Perceived Barriers to Reproducible Research. Aligning with the differences we observed between researcher familiarity with reproducibility-enhancing research practices and researcher use of those same practices, respondents to our survey identified an average of 8.20 factors contributing to a lack of reproducible research. Geographic researchers working in different subfields and with different methodological approaches each identified a similar number of barriers to reproducibility, as shown in . Qualitative geographers might be the one group that deviates from this consistent pattern. These researchers identified fewer barriers to reproducibility on average, but with a greater variance that left us unable to distinguish this group from any other. To examine differences in the specific factors that researchers believe hinder reproducibility in the discipline, we divided the twelve factors into three groups—those related to the research environment, the availability of research artifacts, and study-specific characteristics.

Table 3. Barriers to reproducibility

Geographic researchers identified the incentive structure of the researcher environment as an important barrier to reproducibility. A majority of geographic researchers identified both the pressure to publish original research (71.5 percent) and insufficient oversight of the research process (71.1 percent) as barriers. A minority of qualitative researchers identified both factors as barriers, but a majority of researchers in all other approaches and subfields identified both factors as barriers to reproducibility. Physical, methods-focused, and quantitative researchers identified these factors as barriers in higher numbers. A minority of geographic researchers (28.4 percent) believe that the fabrication of data, the manipulation of research results, and similar forms of fraud are a cause of irreproducibility in the discipline. This percentage is consistent with concerning results from large surveys and meta-analyses of research on scientific fraud across other scientific disciplines (Fanelli Citation2009; Baker Citation2016).

Researchers identified the unavailability of research artifacts (e.g., data) as a second barrier to reproducibility, but the importance placed on different artifacts varied by subfield and methodological approach. A higher percentage of physical and methods-focused researchers identified all five of the artifacts we investigated as common barriers to reproducibility as compared to human and nature–society researchers. The largest differences between these groups existed in researchers’ beliefs about how often the availability of research protocols and code and the use of restricted data or software affected reproducibility. A similar gap existed between qualitative researchers and mixed-methods or quantitative researchers with regard to identifying code availability or the use of restricted data or software as contributing to irreproducibility.
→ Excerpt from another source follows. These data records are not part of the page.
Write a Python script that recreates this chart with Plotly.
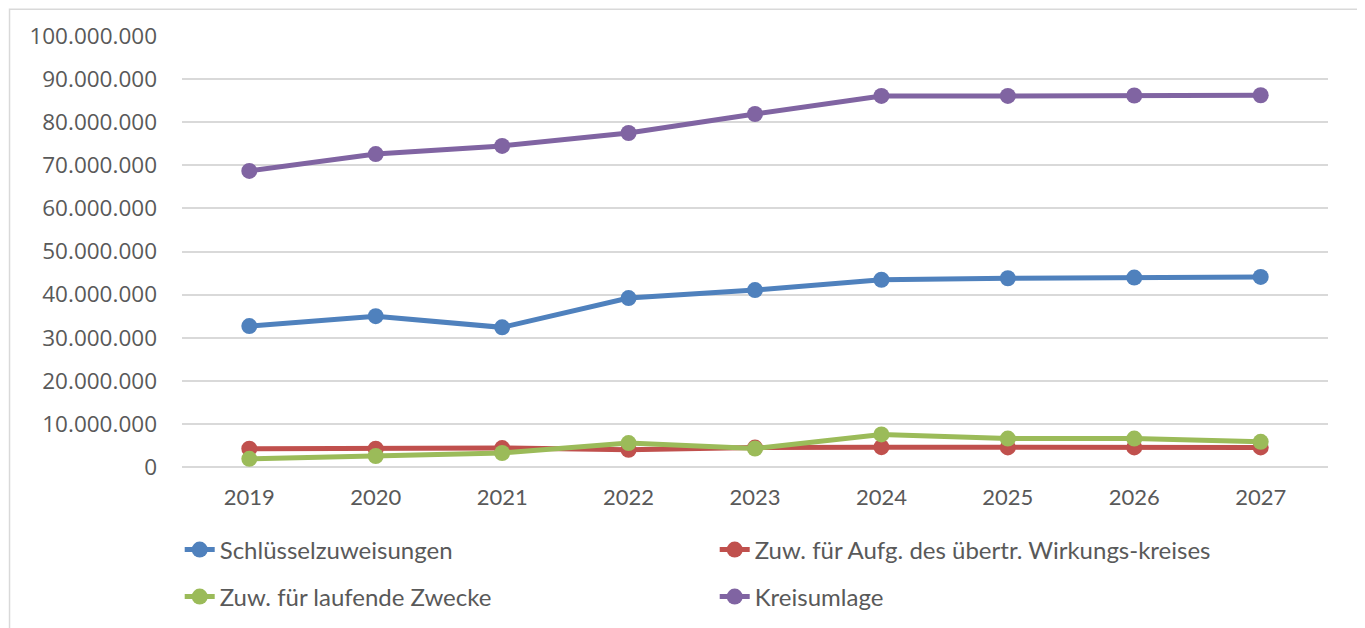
import plotly.graph_objects as go

years = ["2019", "2020", "2021", "2022", "2023", "2024", "2025", "2026", "2027"]

schluessel = [32700000, 35000000, 32400000, 39200000, 41050000, 43450000, 43800000, 43950000, 44100000]
uebertr = [4250000, 4250000, 4400000, 4000000, 4500000, 4600000, 4550000, 4550000, 4550000]
laufend = [1900000, 2550000, 3250000, 5550000, 4300000, 7550000, 6600000, 6600000, 5850000]
kreisumlage = [68700000, 72600000, 74500000, 77500000, 81900000, 86100000, 86100000, 86200000, 86250000]

names = ["Schlüsselzuweisungen",
         "Zuw. für Aufg. des übertr. Wirkungs-kreises",
         "Zuw. für laufende Zwecke",
         "Kreisumlage"]
colors = ["#4f81bd", "#c0504d", "#9bbb59", "#8064a2"]
series = [schluessel, uebertr, laufend, kreisumlage]
legends = ["legend", "legend", "legend2", "legend2"]

fig = go.Figure()
for name, vals, col, lg in zip(names, series, colors, legends):
    fig.add_trace(go.Scatter(
        x=years, y=vals, name=name, mode="lines+markers",
        line=dict(color=col, width=5),
        marker=dict(color=col, size=16),
        legend=lg,
    ))

legend_style = dict(
    orientation="h", xanchor="left", yanchor="middle", x=-0.002,
    entrywidth=490, entrywidthmode="pixels",
    font=dict(family="Lato, sans-serif", size=24, color="#595959"),
    bgcolor="rgba(0,0,0,0)", traceorder="normal",
)

# page body has an 8px margin, so the margins are shifted by 8px
fig.update_layout(
    width=1365, height=628,
    margin=dict(l=174, r=45, t=28, b=169),
    paper_bgcolor="white", plot_bgcolor="white",
    separators=",.",
    font=dict(family="Lato, sans-serif", size=22, color="#595959"),
    legend=dict(legend_style, y=-0.1926),
    legend2=dict(legend_style, y=-0.3016),
    xaxis=dict(showgrid=False, showline=False, ticks="", ticklabelstandoff=15,
               tickfont=dict(family="Lato, sans-serif", size=22, color="#595959")),
    yaxis=dict(range=[0, 100000000], dtick=10000000, tickformat=",d",
               gridcolor="#d9d9d9", gridwidth=1.5, zeroline=True,
               zerolinecolor="#d9d9d9", zerolinewidth=1.5, showline=False,
               ticklabelstandoff=24,
               tickfont=dict(family="'Open Sans', sans-serif", size=22.5, color="#595959")),
    shapes=[dict(type="rect", xref="paper", yref="paper",
                 x0=-0.1505, x1=1.0288, y0=-0.40, y1=1.062,
                 line=dict(color="#d9d9d9", width=1.5), layer="below")],
)

fig.write_html("out.html")
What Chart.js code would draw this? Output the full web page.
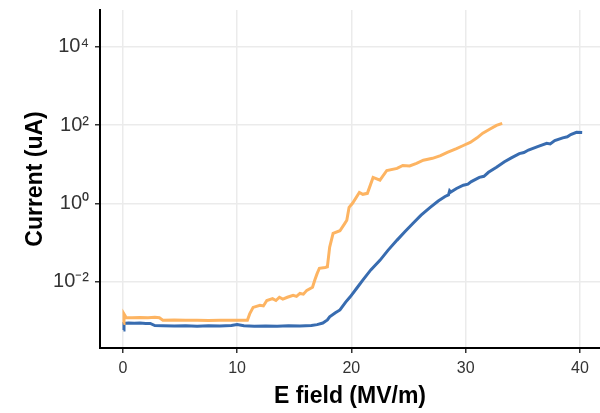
<!DOCTYPE html>
<html>
<head>
<meta charset="utf-8">
<script src="https://cdn.jsdelivr.net/npm/chart.js@4/dist/chart.umd.min.js"></script>
<style>
html,body{margin:0;padding:0;background:#fff;}
#c{display:block;}
</style>
</head>
<body>
<canvas id="c" width="600" height="413"></canvas>
<script>
// E field (MV/m) and current (uA) readings
const blueX = [0.05,0.1,0.5,1.0,1.5,2.0,2.4,2.8,3.5,4.5,5.5,6.5,7.5,8.5,9.5,10.0,10.6,11.5,12.5,13.5,14.5,15.5,16.5,17.0,17.5,17.9,18.1,18.6,19.0,19.5,19.9,20.5,21.0,21.7,22.5,23.2,24.0,24.7,25.4,26.1,26.9,27.6,28.2,28.5,28.6,28.7,29.2,29.8,30.2,30.5,31.2,31.6,32.0,32.7,33.4,34.0,34.7,35.1,35.5,36.3,37.1,37.4,37.8,38.5,38.9,39.2,39.7,40.2];
const blueY = [5.8e-4,8.6e-4,8.8e-4,8.7e-4,8.8e-4,8.6e-4,8.6e-4,7.6e-4,7.5e-4,7.4e-4,7.5e-4,7.3e-4,7.5e-4,7.4e-4,7.6e-4,8.0e-4,7.5e-4,7.3e-4,7.4e-4,7.3e-4,7.5e-4,7.4e-4,7.6e-4,8.0e-4,8.8e-4,1.05e-3,1.26e-3,1.6e-3,1.9e-3,3.0e-3,4.1e-3,7.0e-3,1.1e-2,2.0e-2,3.5e-2,6.3e-2,0.115,0.19,0.31,0.50,0.79,1.15,1.5,1.65,2.1,1.95,2.4,2.9,3.1,3.6,4.6,4.9,6.2,8.3,11.5,14.5,18.6,19.8,23,28,34,33,40,47,50,57,65,64];

const orangeX = [0.05,0.1,0.3,0.8,1.5,2.2,2.8,3.2,3.5,4.5,5.5,6.5,7.5,8.5,9.5,10.5,10.9,11.1,11.4,12.0,12.3,12.6,13.1,13.4,13.7,14.0,14.4,14.9,15.2,15.5,15.8,16.1,16.6,16.8,17.0,17.2,17.7,17.9,18.1,18.4,19.0,19.4,19.6,19.8,20.1,20.7,21.0,21.4,21.9,22.5,23.1,24.0,24.5,25.1,25.7,26.3,27.1,27.8,28.4,29.2,29.8,30.4,31.0,31.5,32.1,32.7,33.2];
const orangeY = [8.5e-4,1.5e-3,1.2e-3,1.19e-3,1.22e-3,1.2e-3,1.23e-3,1.2e-3,1.04e-3,1.05e-3,1.03e-3,1.04e-3,1.02e-3,1.04e-3,1.03e-3,1.04e-3,1.03e-3,1.5e-3,2.2e-3,2.5e-3,2.4e-3,3.3e-3,3.7e-3,3.3e-3,4.0e-3,3.6e-3,4.0e-3,4.5e-3,4.2e-3,5.0e-3,4.8e-3,6.0e-3,7.2e-3,1.1e-2,1.6e-2,2.2e-2,2.3e-2,2.4e-2,7.6e-2,0.17,0.20,0.30,0.37,0.79,1.0,1.9,1.7,1.8,4.6,3.9,6.9,7.8,9.3,9.0,10.5,12.6,14.1,16.5,20,25,30,36,47,62,78,98,110];

const xTicks = [0, 10, 20, 30, 40];
const yTicks = [1e-2, 1, 1e2, 1e4];

const sup = {'0':'\u2070','1':'\u00B9','2':'\u00B2','3':'\u00B3','4':'\u2074','5':'\u2075','6':'\u2076','7':'\u2077','8':'\u2078','9':'\u2079','-':'\u207B'};
function powLabel(v){
  const e = String(Math.round(Math.log10(v)));
  return '10' + e.split('').map(c => sup[c]).join('');
}
function pts(xs, ys){ return xs.map((x,i)=>({x:x, y:ys[i]})); }

const FONT = "'Liberation Sans', Arial, Helvetica, sans-serif";

new Chart(document.getElementById('c'), {
  type: 'scatter',
  data: {
    datasets: [
      {data: pts(orangeX, orangeY), borderColor: '#fdb462', backgroundColor: '#fdb462', showLine: true, borderWidth: 3, pointRadius: 0, tension: 0},
      {data: pts(blueX, blueY), borderColor: '#386cb0', backgroundColor: '#386cb0', showLine: true, borderWidth: 3, pointRadius: 0, tension: 0}
    ]
  },
  options: {
    responsive: false,
    animation: false,
    devicePixelRatio: 1,
    layout: {padding: {top: 10, right: 0, left: 0, bottom: 0}},
    plugins: {legend: {display: false}, tooltip: {enabled: false}},
    scales: {
      x: {
        type: 'linear',
        min: -2,
        max: 41.76,
        afterBuildTicks: s => { s.ticks = xTicks.map(v => ({value: v})); },
        afterFit: s => { s.height = 65; s.paddingLeft = 0; s.paddingRight = 0; },
        grid: {color: '#ebebeb', lineWidth: 1.5, drawTicks: true, tickLength: 5, tickColor: '#333', tickWidth: 1.5},
        border: {display: true, color: '#000', width: 2},
        ticks: {color: '#333', font: {family: FONT, size: 16}, padding: 6, maxRotation: 0},
        title: {display: true, text: 'E field (MV/m)', color: '#000', font: {family: FONT, size: 23, weight: 'bold'}, padding: {top: 0, bottom: 3}}
      },
      y: {
        type: 'logarithmic',
        min: Math.pow(10, -3.694),
        max: Math.pow(10, 4.937),
        afterBuildTicks: s => { s.ticks = yTicks.map(v => ({value: v})); },
        afterFit: s => { s.width = 100; s.paddingTop = 0; s.paddingBottom = 0; },
        grid: {color: '#ebebeb', lineWidth: 1.5, drawTicks: true, tickLength: 5, tickColor: '#333', tickWidth: 1.5},
        border: {display: true, color: '#000', width: 2},
        ticks: {color: '#333', font: {family: FONT, size: 20}, padding: 6, callback: v => powLabel(v)},
        title: {display: true, text: 'Current (uA)', color: '#000', font: {family: FONT, size: 23, weight: 'bold'}, padding: {top: 22, bottom: 0}}
      }
    }
  }
});
</script>
</body>
</html>
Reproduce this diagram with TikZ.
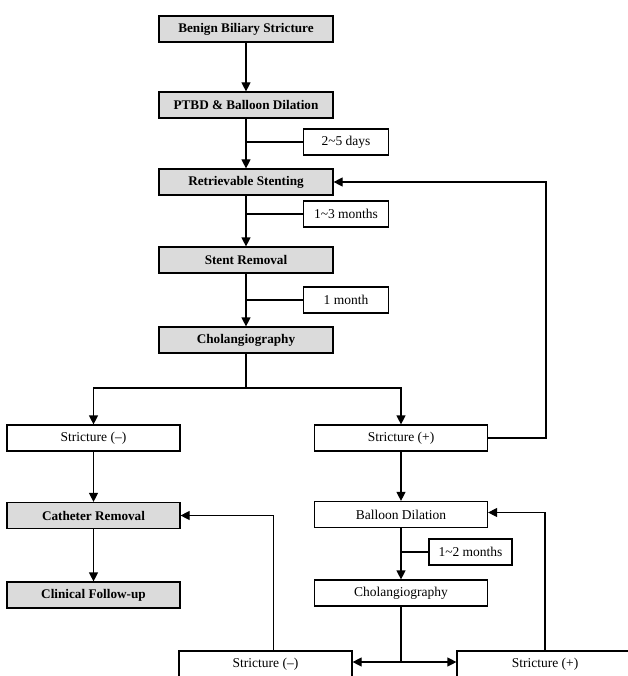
\documentclass[tikz,border=0pt]{standalone}
\usepackage{fontspec}
\setmainfont{Liberation Serif}
\usetikzlibrary{arrows.meta}

\tikzset{
  mainbox/.style={draw, line width=1.2pt, fill=gray!28, minimum width=174pt, minimum height=26pt, inner sep=0pt, font=\fontsize{13.2}{15}\selectfont\bfseries},
  plainbox/.style={draw, line width=1.2pt, fill=white, minimum width=173pt, minimum height=26pt, inner sep=0pt, font=\fontsize{13.5}{15}\selectfont},
  timebox/.style={draw, line width=1.2pt, fill=white, minimum width=85pt, minimum height=26pt, inner sep=0pt, font=\fontsize{13.5}{15}\selectfont},
  flow/.style={line width=1.2pt, -{Triangle[length=9pt,width=9pt]}},
  link/.style={line width=1.2pt}
}

\begin{document}
\begin{tikzpicture}[x=1pt, y=-1pt]
        \useasboundingbox[fill=white] (0,0) rectangle (627,676);

        % main column
        \node[mainbox] (benign) at (246,29) {Benign Biliary Stricture};
        \node[mainbox] (ptbd) at (246,105) {PTBD \& Balloon Dilation};
        \node[mainbox] (stent) at (246,182) {Retrievable Stenting};
        \node[mainbox] (removal) at (246,260) {Stent Removal};
        \node[mainbox] (chol) at (246,340) {Cholangiography};

        \node[timebox] (days) at (346,142) {2\textasciitilde5 days};
        \node[timebox] (monthsA) at (346,214) {1\textasciitilde3 months};
        \node[timebox] (monthB) at (346,300) {1 month};

        % left branch
        \node[plainbox] (strminus) at (93.5,438) {Stricture (–)};
        \node[mainbox, minimum width=173pt] (catheter) at (93.5,515.5) {Catheter Removal};
        \node[mainbox, minimum width=173pt] (followup) at (93.5,595) {Clinical Follow-up};

        % right branch
        \node[plainbox] (strplus) at (401,438) {Stricture (+)};
        \node[plainbox] (balloon) at (401,514.5) {Balloon Dilation};
        \node[timebox, minimum width=83pt] (monthsC) at (470.5,552) {1\textasciitilde2 months};
        \node[plainbox] (cholB) at (401,593) {Cholangiography};
        \node[plainbox] (botminus) at (265.5,664) {Stricture (–)};
        \node[plainbox, minimum width=176pt] (botplus) at (545,664) {Stricture (+)};

        \coordinate (split) at (246,388);
        \coordinate (loopA) at (546,438);
        \coordinate (splitB) at (401,662);

        \draw[flow] (benign) -- (ptbd);
        \draw[flow] (ptbd) -- (stent);
        \draw[flow] (stent) -- (removal);
        \draw[flow] (removal) -- (chol);
        \draw[link] (days.west) -- (days.west -| ptbd.south);
        \draw[link] (monthsA.west) -- (monthsA.west -| stent.south);
        \draw[link] (monthB.west) -- (monthB.west -| removal.south);

        \draw[link] (chol) -- (split);
        \draw[flow] (split) -| (strminus.north);
        \draw[flow] (split) -| (strplus.north);
        \draw[flow] (strplus.east) -- (loopA) |- (stent.east);

        \draw[flow] (strminus) -- (catheter);
        \draw[flow] (catheter) -- (followup);

        \draw[flow] (strplus) -- (balloon);
        \draw[flow] (balloon) -- (cholB);
        \draw[link] (monthsC.west) -- (monthsC.west -| balloon.south);
        \draw[link] (cholB) -- (splitB);
        \draw[flow] (splitB) -- (splitB -| botminus.east);
        \draw[flow] (splitB) -- (splitB -| botplus.west);
        \draw[flow] ([xshift=8pt]botminus.north) |- (catheter.east);
        \draw[flow] (botplus.north) |- ([yshift=2pt]balloon.east);
    \end{tikzpicture}
\end{document}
A majority of researchers identified the complexity and variability of a system (71.5 percent), researcher positionality (64.2 percent), and chance (62.3 percent) as study-specific factors limiting the reproducibility of geographic research. Minor variations in the emphasis placed on these factors exist across subfields and approaches. A higher percentage of nature–society and physical researchers emphasized the important role that spatial variation and complexity of geographic processes can play when attempting to reproduce geographic research, but this factor was also recognized by researchers across subfields and approaches. A smaller percentage of physical geographers placed emphasis on the impact researcher positionality could have on reproducibility when compared to all other subfields. Positionality acknowledges that knowledge is embedded in power relations and that researchers’ social and cultural positions affect their relations with research subjects and materials, thus necessitating declaration of that researcher position to evaluate findings (Pratt Citation2009; Qin Citation2016; Holmes Citation2020). Researchers declare and reflect on their positions to assess how their own identity and history might influence aspects of the research process, such as data collection and interpretation. Qualitative researchers were the group most likely to identify positionality as a barrier to reproducibility (80.0 percent). Differences between the computational environment (computer hardware and software) used to conduct an original study and a reproduction attempt were generally not seen as a factor contributing to a lack of reproducibility in the discipline. Of all subgroups, only a majority of methods-focused and quantitative researchers were concerned with computational environments, reflecting research practices used in their areas of research.

Attempted Reproductions

A total of 102 of the researchers who responded to our survey (46.8 percent) reported attempting a reproduction study during the past two years. Twenty-three of those researchers, however, were reproducing their own research results, and another thirteen were replicating prior studies in new locations. In the end, only thirty-two (14.7 percent) of all respondents reported attempting to reproduce a study originally conducted by another researcher during the past two years.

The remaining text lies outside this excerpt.